ART | CRITIQUE

Cyprien Gaillard, Desniansky Raion

PAnne-Lou Vicente
@12 Jan 2008

Composée de trois volets, la vidéo de Cyprien Gaillard Desniansky Raion, mise en musique par son groupe The Landsc Apes, se cristallise sur la violence du monde et son absurdité. Sur fond de destruction et d’affrontement, elle pose la question de l’événement et de sa mise en scène. 

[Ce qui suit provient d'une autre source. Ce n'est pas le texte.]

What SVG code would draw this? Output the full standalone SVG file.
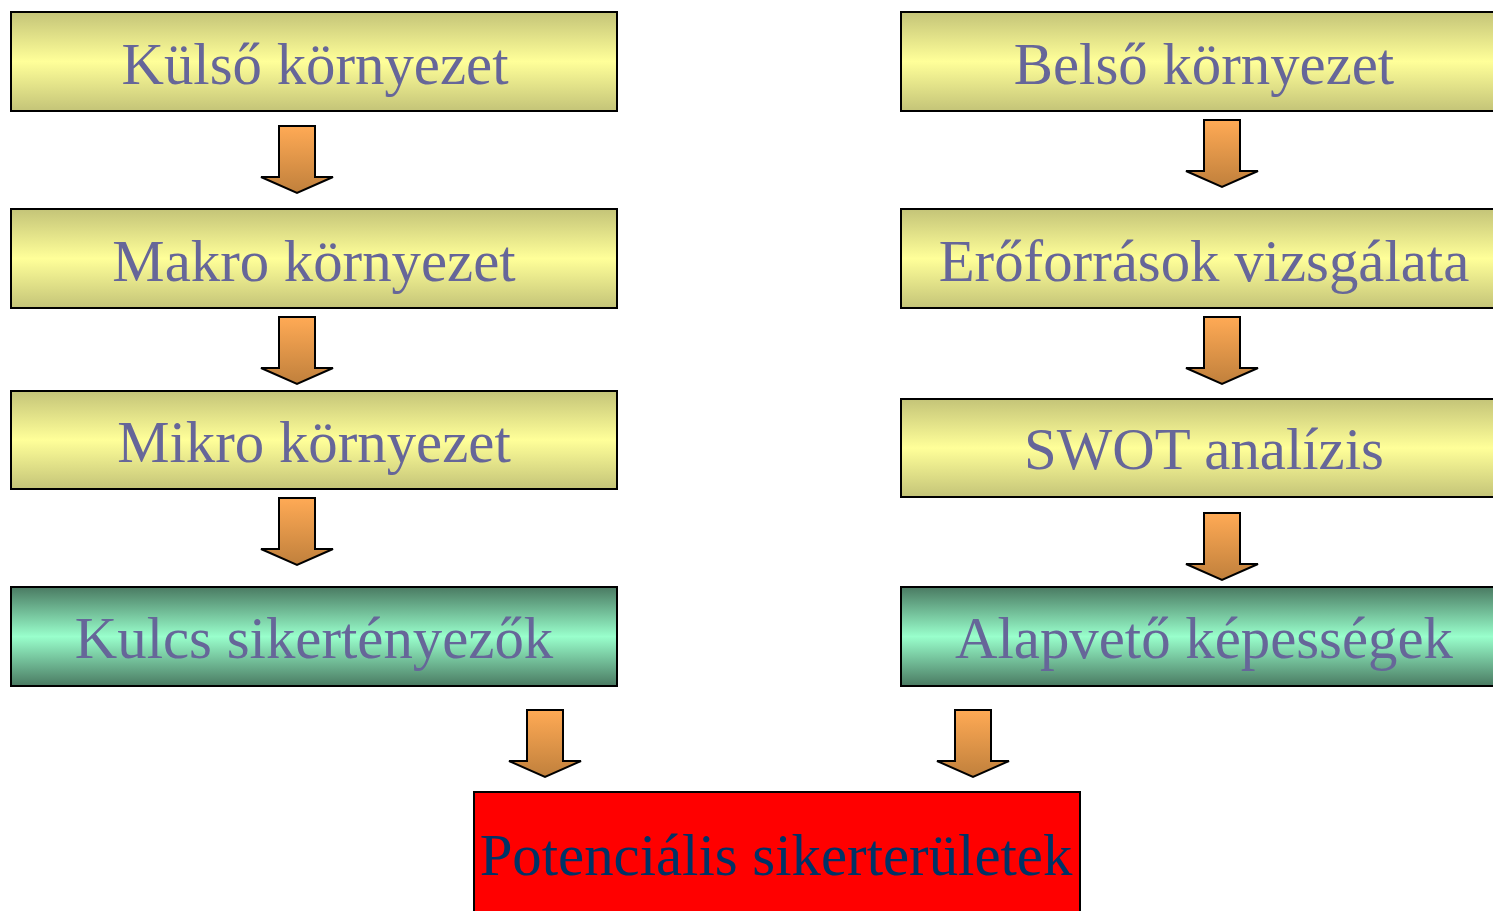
<svg xmlns="http://www.w3.org/2000/svg" width="1493" height="911" viewBox="0 0 1493 911">
<defs>
<linearGradient id="gy" x1="0" y1="0" x2="0" y2="1">
<stop offset="0" stop-color="#c4c478"/><stop offset="0.5" stop-color="#ffff99"/><stop offset="1" stop-color="#c4c478"/>
</linearGradient>
<linearGradient id="gg" x1="0" y1="0" x2="0" y2="1">
<stop offset="0" stop-color="#4a7a62"/><stop offset="0.5" stop-color="#99ffcc"/><stop offset="1" stop-color="#4a7a62"/>
</linearGradient>
<linearGradient id="ga" x1="0" y1="0" x2="0" y2="1">
<stop offset="0" stop-color="#ffaa55"/><stop offset="1" stop-color="#c0803c"/>
</linearGradient>
<path id="arr" d="M-18,0 H18 V51 H36 L0,67 L-36,51 H-18 Z"/>
</defs>
<style>
.y{fill:url(#gy);stroke:#000;stroke-width:2}
.g{fill:url(#gg);stroke:#000;stroke-width:2}
.r{fill:#ff0000;stroke:#000;stroke-width:2}
.t{font-family:"Liberation Serif","Times New Roman",serif;font-size:58.8px;fill:#666699;text-anchor:middle}
.tr{font-family:"Liberation Serif","Times New Roman",serif;font-size:58.8px;fill:#003366;text-anchor:middle}
.a{fill:url(#ga);stroke:#000;stroke-width:2;stroke-linejoin:miter}
</style>
<rect width="1493" height="911" fill="#fff"/>
<g id="connectors">
<use href="#arr" class="a" x="297" y="126"/>
<use href="#arr" class="a" x="297" y="317"/>
<use href="#arr" class="a" x="297" y="498"/>
<use href="#arr" class="a" x="1222" y="120"/>
<use href="#arr" class="a" x="1222" y="317"/>
<use href="#arr" class="a" x="1222" y="513"/>
<use href="#arr" class="a" x="545" y="710"/>
<use href="#arr" class="a" x="973" y="710"/>
</g>
<g id="kulso"><rect class="y" x="11" y="12" width="606" height="99"/><text class="t" x="315" y="84">Külső környezet</text></g>
<g id="makro"><rect class="y" x="11" y="209" width="606" height="99"/><text class="t" x="314" y="281">Makro környezet</text></g>
<g id="mikro"><rect class="y" x="11" y="391" width="606" height="98"/><text class="t" x="314" y="462">Mikro környezet</text></g>
<g id="kulcs"><rect class="g" x="11" y="587" width="606" height="99"/><text class="t" x="314" y="658">Kulcs sikertényezők</text></g>
<g id="belso"><rect class="y" x="901" y="12" width="606" height="99"/><text class="t" x="1204" y="84">Belső környezet</text></g>
<g id="eroforrasok"><rect class="y" x="901" y="209" width="606" height="99"/><text class="t" x="1204" y="281">Erőforrások vizsgálata</text></g>
<g id="swot"><rect class="y" x="901" y="399" width="606" height="98"/><text class="t" x="1204" y="469">SWOT analízis</text></g>
<g id="alapveto"><rect class="g" x="901" y="587" width="606" height="99"/><text class="t" x="1204" y="658">Alapvető képességek</text></g>
<g id="potencialis"><rect class="r" x="474" y="792" width="606" height="130"/><text class="tr" x="776" y="875">Potenciális sikerterületek</text></g>
</svg>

La dernière vidéo de Cyprien Gaillard, mise en musique par son groupe The Landsc Apes, se détache nettement en trois volets. Le premier montre un violent affrontement entre deux groupes sur le parking d’une cité de la banlieue de Saint-Pétersbourg, en Russie.
Identifiables par la couleur de leurs vêtements, à l’image de deux équipes de football, les deux «bandes» manifestement ennemies se livrent à une véritable bataille rangée. La vidéo, vraisemblablement filmée depuis la fenêtre d’un immeuble alentour, donne à voir toute la chorégraphie de l’émeute: lles deux masses s’entrechoquent, se mêlent, s’écartent pour s’affronter de nouveau puis se disperser enfin, jusqu’à ce que l’une prenne la fuite, se résignant subitement à l’échec.
La scène fascine par tant de violence, d’incongruité et de beauté, son caractère esthétique étant amplifié par une bande son musicale aux accents romantiques.

Le second volet de Desniansky Raion n’est pas moins percutant: une vidéo, récupérée par l’artiste, procède à une interrogation sur la notion d’événement — sa scénarisation, voire sa «spectacularisation». La scène se déroule dans les années 1980 à Meaux, en région parisienne. La destruction d’une barre HLM, qui en soi ne constitue pas un événement a priori, devient prétexte à un gigantesque spectacle son et lumière: projections vidéo sur la façade de l’immeuble, feux d’artifice sur fond de discours officiel du maire de Meaux et de mélodies de Jean-Michel Jarre, que la bande son occulte ici volontairement.
En guise de bouquet final, hautement symbolique, le bâtiment s’embrase et rapidement s’effondre, charriant dans ses décombres les utopies sociales véhiculées par l’urbanisme des années 70-80. S’il faut détruire pour (re)construire, Cyprien Gaillard souligne ici l’absurdité de pareille entreprise: l’organisation en grande pompe d’un spectacle à destination des habitants du quartier en lieu et place d’une imminente ruine…

Le troisième et dernier volet de la vidéo de Cyprien Gaillard achève de tisser une véritable poétique du chaos : un ULM, à bord duquel est embarquée une caméra, survole sans autorisation le quartier Desniansky Raion, dans la banlieue enneigée de Kiev (Biélorussie).
La multitude austère d’immeubles d’habitation, d’abord désordonnée, fait bientôt place à un ensemble de tours agencées en un cercle parfait, évoquant le monument mégalithique de Stonehenge, en Angleterre.

L’exercice rappelle la prégnance dans l’œuvre de l’artiste des figures architecturales, déjà présentes dans la série Belief in The Age of Desbelief, représentant systématiquement une tour d’habitation moderne implantée dans une gravure hollandaise de paysage du XVIIe siècle, série que l’on peut voir dans une seconde salle, aux côtés d’une photographie issue de la série Real Remnants of Fictive Wars (Part 6). L’une des fameuses Spiral Jetty de l’artiste américain Robert Smithson apparaît envahie par un immense nuage de fumée causé par le déclenchement d’un extincteur industriel dans un espace-temps choisi par l’artiste, se livrant ainsi à un acte de pur vandalisme.

L’exposition montre selon différents angles à quel point Cyprien Gaillard se plaît à questionner l’origine de l’image et son statut, à la transformer, la transgresser, en vue d’élaborer une œuvre iconoclaste proche du Land Art qui donne à voir et à penser la beauté violente du chaos.

Cyprien Gaillard
— Desniansky Raion, 2007. Vidéo. 30 min.
— Real Remnants of Fictive Wars VI, 2007. Impression lambda. 100 x 150 cm.
— Belief in the Age of Disbelief, Les deux chemins au ruisseau/étape VIII, 2005. Gravure. 18 x 20 cm.